Thursday, July 5, 2012

Interview with David Knight for ARC Magazine

I was recently interviewed by David Knight for ARC Magazine.  What' nice about doing interviews (not that I've done a ton of them) is that they get you thinking about your work and making connections. Here is one that I made made for myself in our conversation:

DK: You’ve said that you ‘re interested in “the provincial and the domestic”. What does this mean?

LVB: The provincial often has a negative connotation. People think of small towns, small islands, small mindedness. But I am interested in all the things that make a culture and a people who they are – the idiosyncrasies of a place. I had a class once in semiotics that taught that in every culture there is a “semiosphere” that only the people of that culture can understand. My interest in the provincial is about wanting to know that space as best I can.
In terms of the domestic, I’m obsessed with houses. How they are made, how people decorate them, what they mean to different people. A lot of my work touches on these issues. I suppose you might say that the “provincial and the domestic” are the same space. They are both a type of semiosphere.

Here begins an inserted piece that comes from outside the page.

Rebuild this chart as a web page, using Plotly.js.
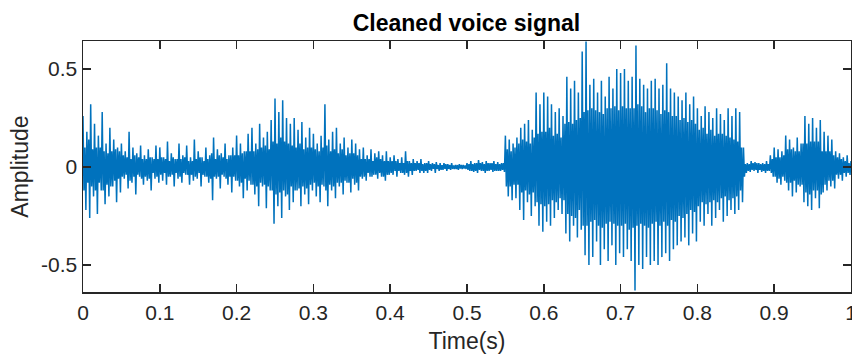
<!DOCTYPE html>
<html>
<head>
<meta charset="utf-8">
<script src="https://cdn.plot.ly/plotly-3.0.1.min.js"></script>
<style>html,body{margin:0;padding:0;background:#fff;}#chart{width:852px;height:356px;}</style>
</head>
<body>
<div id="chart"></div>
<script>
// Interval between the peak samples (seconds); a core sample sits halfway between two peaks
const sampleStep = 0.0025;

// Peak samples, one array per 0.1 s
const peak0 = [0.26,-0.22,0.18,-0.26,0.32,-0.15,0.22,-0.24,
  0.16,-0.12,0.28,-0.19,0.12,-0.15,0.2,-0.1,0.14,-0.18,0.1,-0.13,
  0.12,-0.06,0.08,-0.11,0.18,-0.08,0.1,-0.14,0.07,-0.05,0.11,-0.09,0.06,-0.07,0.09,-0.12,0.05,-0.06,0.11,-0.08];
const peak1 = [0.1,-0.07,0.05,-0.09,0.13,-0.05,0.07,-0.1,0.04,-0.06,0.12,-0.08,0.06,-0.04,0.11,-0.09,
  0.05,-0.07,0.14,-0.06,0.08,-0.1,0.05,-0.05,0.1,-0.08,0.06,-0.17,0.15,-0.06,0.09,-0.11,
  0.07,-0.05,0.12,-0.09,0.06,-0.13,0.1,-0.07];
const peak2 = [0.16,-0.1,0.12,-0.16,0.08,-0.12,0.17,-0.09,
  0.2,-0.14,0.12,-0.2,0.22,-0.1,0.15,-0.21,0.18,-0.12,0.24,-0.29,
  0.35,-0.2,0.28,-0.26,0.34,-0.15,0.25,-0.22,
  0.22,-0.18,0.25,-0.12,0.19,-0.2,0.23,-0.14,0.15,-0.19,0.2,-0.12];
const peak3 = [0.17,-0.15,0.12,-0.18,0.16,-0.1,0.32,-0.2,0.14,-0.12,0.18,-0.16,
  0.2,-0.1,0.12,-0.14,0.15,-0.08,0.1,-0.13,0.14,-0.09,0.12,-0.12,
  0.09,-0.06,0.1,-0.07,0.06,-0.05,0.09,-0.04,0.07,-0.06,0.08,-0.05,0.06,-0.07,0.08,-0.04];
const peak4 = [0.05,-0.04,0.06,-0.05,0.04,-0.03,0.05,-0.04,0.08,-0.05,
  0.03,-0.04,0.04,-0.02,0.03,-0.03,0.04,-0.03,0.02,-0.03,
  0.03,-0.02,0.02,-0.03,0.025,-0.02,0.02,-0.015,0.02,-0.02,0.015,-0.015,0.02,-0.01,0.01,-0.015,0.015,-0.01,0.01,-0.01];
const peak5 = [0.02,-0.02,0.03,-0.025,0.02,-0.03,0.035,-0.02,0.025,-0.03,0.03,-0.02,0.02,-0.025,0.03,-0.02,0.025,-0.02,0.02,-0.025,
  0.16,-0.15,0.14,-0.17,0.12,-0.16,0.15,
  -0.22,0.2,-0.27,0.22,-0.18,0.24,-0.25,0.19,-0.2,
  0.38,-0.3,0.32,-0.33];
const peak6 = [0.38,-0.28,0.36,-0.3,
  0.32,-0.26,0.28,-0.22,0.3,-0.24,0.26,
  -0.34,0.46,-0.38,0.4,-0.3,0.44,-0.36,0.38,-0.32,
  0.59,-0.45,0.64,-0.5,
  0.42,-0.46,0.45,-0.38,0.38,-0.5,0.44,-0.42,0.36,-0.48,0.46,-0.4,0.4,-0.5,0.5,-0.44];
const peak7 = [0.48,-0.46,0.5,-0.42,0.44,-0.48,0.46,
  -0.63,
  0.62,-0.5,0.45,-0.52,0.42,-0.46,0.4,-0.5,0.44,
  -0.48,0.45,-0.5,0.4,-0.46,0.42,-0.44,0.53,-0.48,0.4,-0.42,0.38,
  -0.4,0.36,-0.38,0.34,-0.36,0.38,-0.4,0.32,-0.34,0.36,-0.38];
const peak8 = [0.3,-0.28,0.26,-0.3,0.31,-0.24,0.28,-0.3,0.25,-0.26,0.3,-0.22,0.27,-0.28,0.24,-0.25,0.3,-0.22,0.26,-0.24,
  0.3,-0.22,0.28,-0.18,0.1,
  -0.03,0.02,-0.025,0.03,-0.02,0.025,-0.03,0.02,-0.025,0.02,-0.03,0.03,-0.02,
  0.06,-0.05];
const peak9 = [0.1,-0.08,0.09,-0.09,0.08,-0.07,
  0.16,-0.12,0.14,-0.15,0.1,-0.13,0.15,-0.1,0.12,
  -0.18,0.26,-0.2,0.22,-0.22,0.25,-0.16,0.2,-0.21,0.24,
  -0.13,0.18,-0.12,0.16,-0.1,0.14,-0.11,
  0.08,-0.06,0.07,-0.07,0.05,-0.05,0.06,-0.04,
  0.03];

const core0 = [-0.12,0.1,-0.08,0.14,-0.1,0.09,-0.12,0.1,
  -0.08,0.1,-0.12,0.08,-0.09,0.07,-0.1,0.08,-0.07,0.09,-0.06,0.08,
  -0.05,0.06,-0.04,0.05,-0.07,0.04,-0.05,0.06,-0.04,0.05,-0.06,0.04,-0.05,0.04,-0.06,0.05,-0.03,0.04,-0.05,0.04];
const core1 = [-0.04,0.05,-0.03,0.04,-0.05,0.03,-0.04,0.05,-0.03,0.04,-0.05,0.04,-0.03,0.05,-0.04,0.03,
  -0.04,0.03,-0.05,0.04,-0.03,0.05,-0.04,0.03,-0.05,0.04,-0.06,0.07,-0.05,0.04,-0.05,0.06,
  -0.04,0.05,-0.06,0.04,-0.05,0.06,-0.05,0.06];
const core2 = [-0.07,0.06,-0.08,0.07,-0.06,0.08,-0.07,0.08,
  -0.09,0.08,-0.1,0.09,-0.08,0.1,-0.09,0.11,-0.1,0.09,-0.12,0.13,
  -0.14,0.12,-0.13,0.15,-0.12,0.13,-0.14,0.12,
  -0.1,0.11,-0.12,0.1,-0.11,0.12,-0.1,0.09,-0.11,0.1,-0.09,0.1];
const core3 = [-0.08,0.09,-0.1,0.08,-0.09,0.1,-0.12,0.11,-0.09,0.08,-0.1,0.09,
  -0.08,0.07,-0.08,0.09,-0.07,0.06,-0.08,0.07,-0.06,0.07,-0.08,0.06,
  -0.05,0.04,-0.05,0.04,-0.03,0.04,-0.05,0.03,-0.04,0.05,-0.03,0.04,-0.05,0.03,-0.04,0.03];
const core4 = [-0.03,0.03,-0.02,0.03,-0.02,0.02,-0.03,0.02,-0.03,0.03,
  -0.02,0.02,-0.02,0.02,-0.015,0.02,-0.02,0.015,-0.02,0.02,
  -0.015,0.015,-0.01,0.015,-0.01,0.01,-0.015,0.01,-0.01,0.015,-0.01,0.01,-0.01,0.008,-0.01,0.01,-0.008,0.01,-0.008,0.008];
const core5 = [-0.015,0.015,-0.02,0.015,-0.02,0.02,-0.015,0.02,-0.02,0.015,-0.02,0.02,-0.015,0.02,-0.02,0.015,-0.02,0.015,-0.015,0.02,
  -0.1,0.09,-0.1,0.08,-0.09,0.1,-0.09,
  0.12,-0.13,0.14,-0.12,0.13,-0.14,0.12,-0.13,0.15,
  -0.18,0.17,-0.19,0.18];
const core6 = [-0.2,0.18,-0.19,0.2,
  -0.17,0.16,-0.18,0.17,-0.16,0.15,-0.17,
  0.22,-0.24,0.23,-0.25,0.22,-0.26,0.24,-0.22,0.25,
  -0.3,0.28,-0.3,0.29,
  -0.28,0.3,-0.27,0.29,-0.3,0.28,-0.31,0.27,-0.29,0.3,-0.28,0.3,-0.29,0.31,-0.3,0.29];
const core7 = [-0.3,0.31,-0.29,0.3,-0.32,0.3,-0.31,
  0.3,
  -0.3,0.32,-0.29,0.31,-0.3,0.28,-0.31,0.3,-0.29,
  0.3,-0.28,0.29,-0.3,0.27,-0.28,0.29,-0.3,0.28,-0.27,0.26,-0.28,
  0.26,-0.25,0.24,-0.26,0.25,-0.24,0.23,-0.22,0.24,-0.23,0.22];
const core8 = [-0.2,0.19,-0.18,0.2,-0.19,0.17,-0.18,0.19,-0.17,0.16,-0.18,0.17,-0.16,0.17,-0.15,0.16,-0.17,0.15,-0.16,0.14,
  -0.15,0.13,-0.12,0.1,-0.05,
  0.015,-0.02,0.015,-0.015,0.02,-0.015,0.02,-0.015,0.015,-0.02,0.015,-0.02,0.015,
  -0.03,0.04];
const core9 = [-0.05,0.05,-0.06,0.05,-0.05,0.06,
  -0.08,0.09,-0.08,0.09,-0.07,0.08,-0.09,0.08,-0.09,
  0.12,-0.13,0.12,-0.14,0.13,-0.12,0.13,-0.12,0.13,-0.14,
  0.08,-0.09,0.08,-0.07,0.08,-0.07,0.06,
  -0.04,0.05,-0.04,0.04,-0.03,0.03,-0.03,0.02];

const xTickVals = [0,0.1,0.2,0.3,0.4,0.5,0.6,0.7,0.8,0.9,1];
const xTickText = ['0','0.1','0.2','0.3','0.4','0.5','0.6','0.7','0.8','0.9','1'];
const yTickVals = [-0.5,0,0.5];
const yTickText = ['-0.5','0','0.5'];

const peaks = [].concat(peak0,peak1,peak2,peak3,peak4,peak5,peak6,peak7,peak8,peak9);
const cores = [].concat(core0,core1,core2,core3,core4,core5,core6,core7,core8,core9);
// Each step holds one peak and one core sample; the order follows the peak sign so the trace swings up/down at every sample
const time = [], amplitude = [];
peaks.forEach((v, i) => {
  const hasCore = i < cores.length;
  if (i % 2 === 0 || !hasCore) {
    time.push(i * sampleStep); amplitude.push(v);
    if (hasCore) { time.push((i + 0.5) * sampleStep); amplitude.push(cores[i]); }
  } else {
    time.push(i * sampleStep); amplitude.push(cores[i]);
    time.push((i + 0.5) * sampleStep); amplitude.push(v);
  }
});

const axisColor = '#262626';
const font = 'Liberation Sans, Arial, Helvetica, sans-serif';

const trace = {
  x: time, y: amplitude, type: 'scatter', mode: 'lines',
  line: {color: '#0072BD', width: 1.5, simplify: false}, hoverinfo: 'skip'
};

const layout = {
  width: 852, height: 356,
  margin: {l: 83, r: 1, t: 41, b: 64},
  paper_bgcolor: '#fff', plot_bgcolor: '#fff',
  showlegend: false,
  title: {text: '<b>Cleaned voice signal</b>', x: 0.5475, xanchor: 'center', y: 0.935, yanchor: 'middle',
    font: {family: font, size: 23, color: '#000'}},
  xaxis: {
    range: [0, 1], tickvals: xTickVals, ticktext: xTickText,
    ticks: 'inside', ticklen: 8, tickwidth: 1.5, tickcolor: axisColor,
    showline: true, linecolor: axisColor, linewidth: 1.5, mirror: 'ticks',
    showgrid: false, zeroline: false, ticklabeloverflow: 'allow', ticklabelstandoff: 1,
    tickfont: {family: font, size: 21, color: axisColor},
    title: {text: 'Time(s)', font: {family: font, size: 23, color: axisColor}, standoff: 10}
  },
  yaxis: {
    range: [-0.638, 0.643], tickvals: yTickVals, ticktext: yTickText,
    ticks: 'inside', ticklen: 8, tickwidth: 1.5, tickcolor: axisColor,
    showline: true, linecolor: axisColor, linewidth: 1.5, mirror: 'ticks',
    showgrid: false, zeroline: false,
    tickfont: {family: font, size: 21, color: axisColor},
    title: {text: 'Amplitude', font: {family: font, size: 23, color: axisColor}, standoff: 6}
  }
};

Plotly.newPlot('chart', [trace], layout, {displayModeBar: false, staticPlot: true});
</script>
</body>
</html>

Check link for complete interview.

Tuesday, June 19, 2012



I'm in this show, Caribbean: Crossroads of the World. If you are in NY between June and December 2012. Check it out. My piece is in the Museo del Barrio, Hideaway, a small handmade book of cutouts I produced while in Denmark in 2008.

I am really amazed at how big this show is and what a massive undertaking it must have been. I look forward to seeing the catalog and dialoguing with more artists who were a part of the show and went to the openings in NY.

I do have to say that I thought I was the only artist from the Virgin Islands in the show and later learned that among the over 300 artists is Camille Pisarro. Interesting.
Hideaway, handmade book of cut-outs, 2008, La Vaughn Belle 

Monday, April 2, 2012

Andree Bagoo writes about the "NEW MEDIA" show at TNT's 2011 Film Festival

Muhe Frida (right) and La Vaughn Belle (left) at Medulla Gallery, Trinidad & Tobago

Andre Bagoo writes:
"La Vaughn Belle‘s ‘Somebody’s Been Sitting in My Chair’ worked well in the space. The video work showed the artist re-enacting the scenes of Goldilocks and the Three Bears, wandering an 18th century colonial great house, dressed in casual wear. The idea of the house echoed the space, which is itself a kind of house with wandering viewers encountering work and asking: who owns the work? For whom are these pieces intended? These complex questions mirror the complex issues in the piece which throws up ideas of ownership, identity, ‘beauty’, colonialism, race and class struggle. Is the artist/walker an intruder or the real owner reclaiming the space? Does she reclaim the space or is the space reclaiming her? In other words: what power does she really have? Who is she?"